> _Raw records_:
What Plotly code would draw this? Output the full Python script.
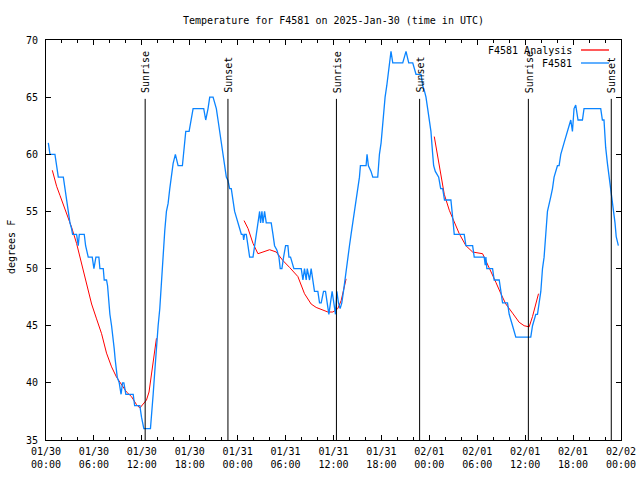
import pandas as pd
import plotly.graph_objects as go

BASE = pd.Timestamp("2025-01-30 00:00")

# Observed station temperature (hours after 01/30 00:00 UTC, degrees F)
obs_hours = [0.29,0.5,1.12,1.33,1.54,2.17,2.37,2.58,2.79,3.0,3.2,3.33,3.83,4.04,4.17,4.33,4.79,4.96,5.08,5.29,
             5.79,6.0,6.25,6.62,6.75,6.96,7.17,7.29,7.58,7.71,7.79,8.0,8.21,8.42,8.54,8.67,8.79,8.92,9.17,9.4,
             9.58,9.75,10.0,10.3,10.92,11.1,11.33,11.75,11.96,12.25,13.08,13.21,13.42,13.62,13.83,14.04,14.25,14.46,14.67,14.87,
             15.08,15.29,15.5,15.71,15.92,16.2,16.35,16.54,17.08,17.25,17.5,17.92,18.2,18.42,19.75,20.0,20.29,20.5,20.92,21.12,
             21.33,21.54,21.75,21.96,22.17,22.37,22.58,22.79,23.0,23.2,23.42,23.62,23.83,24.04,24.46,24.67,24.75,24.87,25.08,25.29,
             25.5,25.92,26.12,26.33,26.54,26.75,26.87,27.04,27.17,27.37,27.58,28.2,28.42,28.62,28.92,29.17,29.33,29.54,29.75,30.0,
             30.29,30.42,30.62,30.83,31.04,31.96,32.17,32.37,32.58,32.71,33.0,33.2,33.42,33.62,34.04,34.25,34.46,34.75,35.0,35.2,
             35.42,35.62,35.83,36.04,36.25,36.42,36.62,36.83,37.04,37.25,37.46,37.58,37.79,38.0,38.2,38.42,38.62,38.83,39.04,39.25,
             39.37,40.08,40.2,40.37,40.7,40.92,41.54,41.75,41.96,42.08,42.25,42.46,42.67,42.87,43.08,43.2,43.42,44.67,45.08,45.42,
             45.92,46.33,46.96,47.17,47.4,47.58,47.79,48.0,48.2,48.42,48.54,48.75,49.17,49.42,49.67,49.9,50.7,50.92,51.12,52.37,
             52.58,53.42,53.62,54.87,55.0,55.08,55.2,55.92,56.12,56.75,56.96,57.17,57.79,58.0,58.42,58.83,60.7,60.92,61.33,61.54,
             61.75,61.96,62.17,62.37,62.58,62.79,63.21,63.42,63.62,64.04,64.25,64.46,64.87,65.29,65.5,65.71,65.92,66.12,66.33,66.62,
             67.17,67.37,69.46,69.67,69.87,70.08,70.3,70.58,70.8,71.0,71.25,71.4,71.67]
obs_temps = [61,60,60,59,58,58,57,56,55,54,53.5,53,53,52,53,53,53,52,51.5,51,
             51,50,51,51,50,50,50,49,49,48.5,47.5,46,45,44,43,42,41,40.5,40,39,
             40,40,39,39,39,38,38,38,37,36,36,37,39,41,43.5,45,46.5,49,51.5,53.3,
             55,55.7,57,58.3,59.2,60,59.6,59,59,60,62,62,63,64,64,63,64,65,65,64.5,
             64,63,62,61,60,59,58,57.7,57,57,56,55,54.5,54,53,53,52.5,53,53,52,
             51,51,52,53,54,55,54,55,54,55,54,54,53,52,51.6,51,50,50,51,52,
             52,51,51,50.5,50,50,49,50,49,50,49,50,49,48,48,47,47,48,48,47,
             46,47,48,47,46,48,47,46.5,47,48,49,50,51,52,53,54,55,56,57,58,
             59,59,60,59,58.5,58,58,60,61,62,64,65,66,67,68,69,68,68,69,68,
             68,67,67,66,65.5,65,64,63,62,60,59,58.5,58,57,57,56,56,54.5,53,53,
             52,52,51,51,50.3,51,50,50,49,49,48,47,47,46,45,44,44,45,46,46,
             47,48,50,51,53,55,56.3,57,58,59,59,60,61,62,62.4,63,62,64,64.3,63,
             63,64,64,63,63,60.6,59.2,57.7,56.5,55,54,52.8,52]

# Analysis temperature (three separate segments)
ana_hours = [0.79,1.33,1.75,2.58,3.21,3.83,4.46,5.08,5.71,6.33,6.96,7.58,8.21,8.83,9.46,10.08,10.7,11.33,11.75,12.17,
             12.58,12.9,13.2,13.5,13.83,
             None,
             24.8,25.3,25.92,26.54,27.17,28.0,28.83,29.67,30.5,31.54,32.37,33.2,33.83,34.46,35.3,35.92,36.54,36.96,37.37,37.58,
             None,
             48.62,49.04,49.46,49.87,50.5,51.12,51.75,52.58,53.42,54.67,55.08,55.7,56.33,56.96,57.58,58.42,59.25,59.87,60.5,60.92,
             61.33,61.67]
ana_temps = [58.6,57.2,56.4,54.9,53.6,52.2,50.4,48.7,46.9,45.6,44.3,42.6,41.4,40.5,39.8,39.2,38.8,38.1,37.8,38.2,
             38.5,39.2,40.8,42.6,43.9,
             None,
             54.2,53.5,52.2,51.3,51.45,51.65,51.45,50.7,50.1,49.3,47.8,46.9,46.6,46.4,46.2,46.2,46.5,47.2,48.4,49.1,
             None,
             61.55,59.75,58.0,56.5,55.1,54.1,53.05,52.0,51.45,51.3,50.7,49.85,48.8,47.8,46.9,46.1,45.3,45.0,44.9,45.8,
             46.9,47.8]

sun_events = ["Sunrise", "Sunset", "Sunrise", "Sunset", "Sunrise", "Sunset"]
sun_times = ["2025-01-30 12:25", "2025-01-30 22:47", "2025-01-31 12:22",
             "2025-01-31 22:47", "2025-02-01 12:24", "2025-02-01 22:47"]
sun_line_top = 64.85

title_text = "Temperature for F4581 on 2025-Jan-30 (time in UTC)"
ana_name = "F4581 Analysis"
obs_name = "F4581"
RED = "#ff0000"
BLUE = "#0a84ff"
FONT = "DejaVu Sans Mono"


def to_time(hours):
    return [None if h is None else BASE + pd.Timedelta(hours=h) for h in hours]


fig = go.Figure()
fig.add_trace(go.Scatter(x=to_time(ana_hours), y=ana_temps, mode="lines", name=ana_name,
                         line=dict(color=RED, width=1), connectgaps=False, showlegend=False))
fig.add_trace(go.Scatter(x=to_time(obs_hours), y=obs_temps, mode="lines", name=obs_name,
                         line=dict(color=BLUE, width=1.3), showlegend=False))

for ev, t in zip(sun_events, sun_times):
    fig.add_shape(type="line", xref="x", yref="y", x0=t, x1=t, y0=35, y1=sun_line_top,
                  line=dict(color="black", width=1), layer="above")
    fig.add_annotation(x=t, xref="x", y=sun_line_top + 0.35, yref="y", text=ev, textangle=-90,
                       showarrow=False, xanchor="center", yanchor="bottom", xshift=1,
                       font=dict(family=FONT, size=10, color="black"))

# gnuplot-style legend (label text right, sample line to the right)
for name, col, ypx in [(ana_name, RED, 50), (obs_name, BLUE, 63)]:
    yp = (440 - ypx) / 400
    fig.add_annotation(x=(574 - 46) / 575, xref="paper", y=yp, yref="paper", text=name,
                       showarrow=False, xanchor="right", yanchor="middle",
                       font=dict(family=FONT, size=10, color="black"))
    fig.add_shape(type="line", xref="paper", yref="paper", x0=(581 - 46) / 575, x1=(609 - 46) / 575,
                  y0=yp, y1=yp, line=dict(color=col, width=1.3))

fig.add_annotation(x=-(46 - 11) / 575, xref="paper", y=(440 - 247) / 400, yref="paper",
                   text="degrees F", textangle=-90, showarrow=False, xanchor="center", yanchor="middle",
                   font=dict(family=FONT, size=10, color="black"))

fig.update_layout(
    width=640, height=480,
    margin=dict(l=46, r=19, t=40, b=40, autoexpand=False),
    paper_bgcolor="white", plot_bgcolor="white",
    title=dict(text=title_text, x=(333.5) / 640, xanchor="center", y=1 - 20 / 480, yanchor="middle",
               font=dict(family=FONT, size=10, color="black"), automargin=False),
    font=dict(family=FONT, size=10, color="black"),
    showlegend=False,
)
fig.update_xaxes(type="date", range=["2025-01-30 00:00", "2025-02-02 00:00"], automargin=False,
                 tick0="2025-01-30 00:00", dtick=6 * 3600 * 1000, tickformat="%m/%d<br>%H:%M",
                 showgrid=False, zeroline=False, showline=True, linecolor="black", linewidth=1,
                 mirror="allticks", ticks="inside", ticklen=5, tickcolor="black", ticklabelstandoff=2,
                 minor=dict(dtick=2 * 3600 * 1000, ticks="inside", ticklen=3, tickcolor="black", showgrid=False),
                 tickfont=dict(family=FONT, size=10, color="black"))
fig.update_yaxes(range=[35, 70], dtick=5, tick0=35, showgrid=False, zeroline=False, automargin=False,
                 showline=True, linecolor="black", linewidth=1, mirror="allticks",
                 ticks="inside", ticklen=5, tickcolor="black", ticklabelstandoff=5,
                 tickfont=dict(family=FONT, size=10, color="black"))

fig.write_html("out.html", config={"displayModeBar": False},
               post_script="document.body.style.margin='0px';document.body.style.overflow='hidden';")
==
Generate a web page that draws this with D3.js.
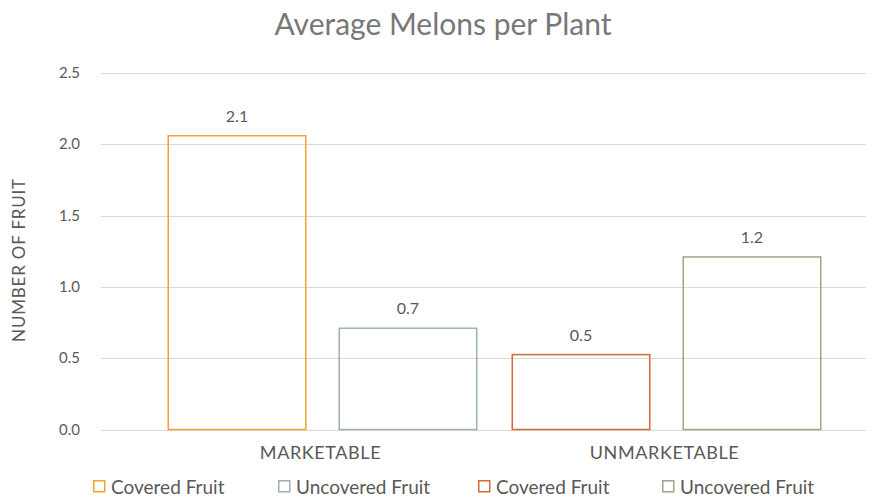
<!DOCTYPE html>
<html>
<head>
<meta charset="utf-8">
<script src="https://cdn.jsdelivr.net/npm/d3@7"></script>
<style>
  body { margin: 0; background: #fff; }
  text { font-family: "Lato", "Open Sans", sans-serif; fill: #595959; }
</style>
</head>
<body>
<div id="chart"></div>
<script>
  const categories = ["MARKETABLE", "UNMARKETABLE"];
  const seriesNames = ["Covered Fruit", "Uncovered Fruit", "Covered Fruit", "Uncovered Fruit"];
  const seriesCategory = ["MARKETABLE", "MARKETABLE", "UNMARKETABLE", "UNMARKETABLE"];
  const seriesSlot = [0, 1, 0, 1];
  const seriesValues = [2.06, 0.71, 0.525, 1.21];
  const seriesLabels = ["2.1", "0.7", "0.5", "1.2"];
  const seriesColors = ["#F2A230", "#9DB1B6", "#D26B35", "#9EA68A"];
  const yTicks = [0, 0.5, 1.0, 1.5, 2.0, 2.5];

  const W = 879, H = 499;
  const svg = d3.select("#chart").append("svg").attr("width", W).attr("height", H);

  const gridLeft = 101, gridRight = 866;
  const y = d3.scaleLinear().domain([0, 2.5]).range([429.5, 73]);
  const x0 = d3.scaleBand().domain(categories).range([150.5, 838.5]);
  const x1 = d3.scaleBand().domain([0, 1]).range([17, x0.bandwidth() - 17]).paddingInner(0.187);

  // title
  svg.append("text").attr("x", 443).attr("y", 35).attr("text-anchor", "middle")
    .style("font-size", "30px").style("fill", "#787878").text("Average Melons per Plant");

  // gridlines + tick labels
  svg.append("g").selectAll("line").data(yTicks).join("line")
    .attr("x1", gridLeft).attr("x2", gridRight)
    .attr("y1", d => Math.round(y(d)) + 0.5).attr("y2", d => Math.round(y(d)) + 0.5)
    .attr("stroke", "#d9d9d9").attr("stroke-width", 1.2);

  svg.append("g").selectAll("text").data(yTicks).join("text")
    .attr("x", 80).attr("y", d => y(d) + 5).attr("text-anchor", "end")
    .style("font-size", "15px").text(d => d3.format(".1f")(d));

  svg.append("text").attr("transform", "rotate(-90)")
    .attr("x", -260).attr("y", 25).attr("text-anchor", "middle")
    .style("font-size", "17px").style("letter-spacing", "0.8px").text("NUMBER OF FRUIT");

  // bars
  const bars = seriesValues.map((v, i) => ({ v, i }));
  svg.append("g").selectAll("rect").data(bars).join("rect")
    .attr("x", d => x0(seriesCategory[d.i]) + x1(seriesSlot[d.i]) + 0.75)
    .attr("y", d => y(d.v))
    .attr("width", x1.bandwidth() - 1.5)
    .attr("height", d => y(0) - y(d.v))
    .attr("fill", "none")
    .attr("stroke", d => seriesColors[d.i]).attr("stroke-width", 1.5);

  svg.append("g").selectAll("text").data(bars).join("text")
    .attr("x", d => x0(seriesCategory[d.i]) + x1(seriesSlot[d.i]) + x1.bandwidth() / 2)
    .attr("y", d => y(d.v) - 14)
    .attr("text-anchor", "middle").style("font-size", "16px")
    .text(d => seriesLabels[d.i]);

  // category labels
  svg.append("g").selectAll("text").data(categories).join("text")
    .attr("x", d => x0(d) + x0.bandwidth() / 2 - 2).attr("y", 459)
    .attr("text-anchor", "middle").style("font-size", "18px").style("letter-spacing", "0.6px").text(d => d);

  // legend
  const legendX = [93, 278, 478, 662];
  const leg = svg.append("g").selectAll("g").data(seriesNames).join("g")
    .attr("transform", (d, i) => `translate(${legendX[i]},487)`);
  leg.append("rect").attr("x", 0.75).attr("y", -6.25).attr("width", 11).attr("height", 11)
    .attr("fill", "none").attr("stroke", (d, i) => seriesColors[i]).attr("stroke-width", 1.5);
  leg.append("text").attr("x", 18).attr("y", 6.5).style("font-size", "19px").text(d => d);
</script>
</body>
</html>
==
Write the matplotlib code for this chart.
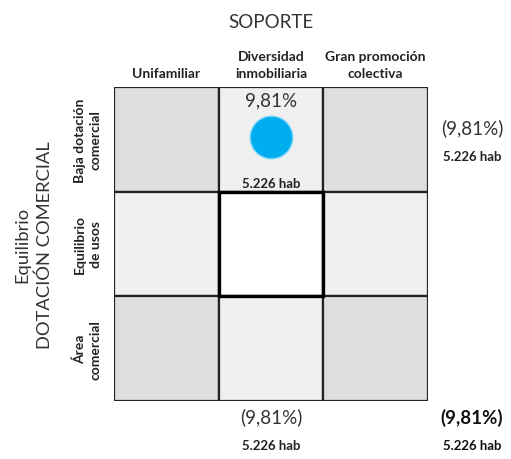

> _Problem requirements_:
How many lines of these entries contain "this"? Answer with the number and nothing else.

> _Exercise answer_:
3